Improving Small Object Detection in Remote Sensing with YOLO11-CBAM and Deep Learning
Nima Garshasebi
Abstract:
In this study, we present an advanced object detection system designed specifically for remote sensing images, leveraging the YOLOv11 framework enhanced with a Convolutional Block Attention Module (CBAM). Detecting objects in remote sensing imagery poses significant challenges due to the wide variation in object scales, complex backgrounds, densely packed objects, and arbitrary orientations. Traditional detection models often struggle under these conditions, particularly in accurately identifying small objects.
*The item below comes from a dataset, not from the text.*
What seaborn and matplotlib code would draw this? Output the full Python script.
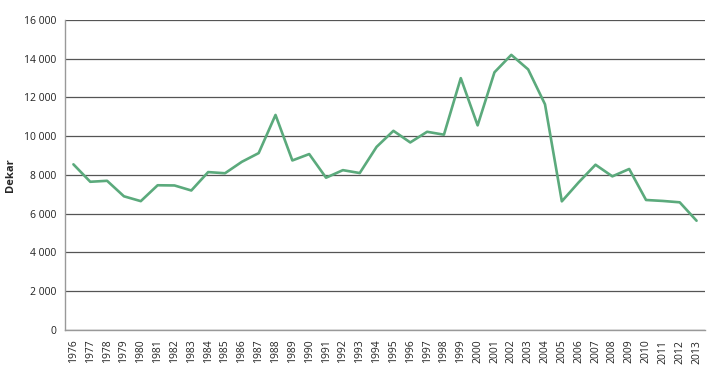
import numpy as np
import pandas as pd

import matplotlib
matplotlib.use('Agg')

import matplotlib.pyplot as plt
from matplotlib.ticker import FixedLocator, FuncFormatter

import seaborn as sns

years = list(range(1976, 2014))
dekar = [8550, 7650, 7700, 6900, 6650, 7470, 7460, 7200, 8150, 8090,
         8680, 9130, 11100, 8750, 9080, 7860, 8250, 8100, 9450, 10280,
         9680, 10230, 10080, 13000, 10560, 13300, 14200, 13450, 11650, 6640,
         7620, 8530, 7930, 8310, 6710, 6660, 6590, 5640]
y_ticks = [0, 2000, 4000, 6000, 8000, 10000, 12000, 14000, 16000]

df = pd.DataFrame({'Year': years, 'Dekar': dekar})

sns.set_style('white')
plt.rcParams['font.family'] = ['Open Sans', 'DejaVu Sans']

fig = plt.figure(figsize=(7.19, 3.83), dpi=100)
ax = fig.add_axes([0.0904, 0.1384, 0.8901, 0.8094])

sns.lineplot(data=df, x='Year', y='Dekar', ax=ax, color='#5BAA7C', linewidth=1.9)

ax.set_xlim(years[0] - 0.5, years[-1] + 0.5)
ax.set_ylim(0, 16000)
ax.set_yticks(y_ticks)
ax.yaxis.set_major_formatter(FuncFormatter(lambda v, p: f'{int(v):,}'.replace(',', ' ')))
ax.grid(axis='y', color='#555555', linewidth=0.9)
ax.set_axisbelow(True)

ax.set_xticks(years)
ax.set_xticklabels([str(y) for y in years], rotation=90)
ax.xaxis.set_minor_locator(FixedLocator([y - 0.5 for y in years] + [years[-1] + 0.5]))
ax.tick_params(axis='x', which='major', length=0, labelsize=7.5, colors='#222222', pad=7)
ax.tick_params(axis='x', which='minor', length=6, direction='inout', color='#888888', width=0.9)
ax.tick_params(axis='y', which='major', length=5, direction='in', labelsize=7.5, colors='#222222', color='#888888', pad=6)

for side in ['top', 'right']:
    ax.spines[side].set_visible(False)
for side in ['left', 'bottom']:
    ax.spines[side].set_color('#999999')
    ax.spines[side].set_linewidth(1.0)

ax.set_xlabel('')
ax.set_ylabel('Dekar', fontsize=8, fontweight='bold', labelpad=6)

plt.savefig('out.png', dpi=100)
To address these limitations, we propose two key improvements to YOLOv11: (1) the integration of CBAM, which enhances feature extraction by focusing on critical regions through channel and spatial attention mechanisms, thereby suppressing irrelevant background information, and (2) the modification of the detection head by introducing an additional layer specifically optimized for small object detection, improving the model’s ability to handle multi-scale objects. We evaluated our proposed model on the DOTA dataset, a widely recognized benchmark for aerial image object detection. Experimental results demonstrate a significant improvement in performance, achieving a mean Average Precision (mAP50) of 76.68%, which outperforms both the baseline YOLOv11 and several state-of-the-art models. Furthermore, ablation studies confirm the individual contributions of CBAM and the enhanced detection head to the overall performance. These findings highlight the effectiveness of combining attention mechanisms with multi-scale feature learning to advance object detection in remote sensing applications, offering a robust solution for real-world scenarios such as urban planning, environmental monitoring, and disaster management.
Keywords:
Attention layer, Cbam, Deep learning, Object detection, Satellite images.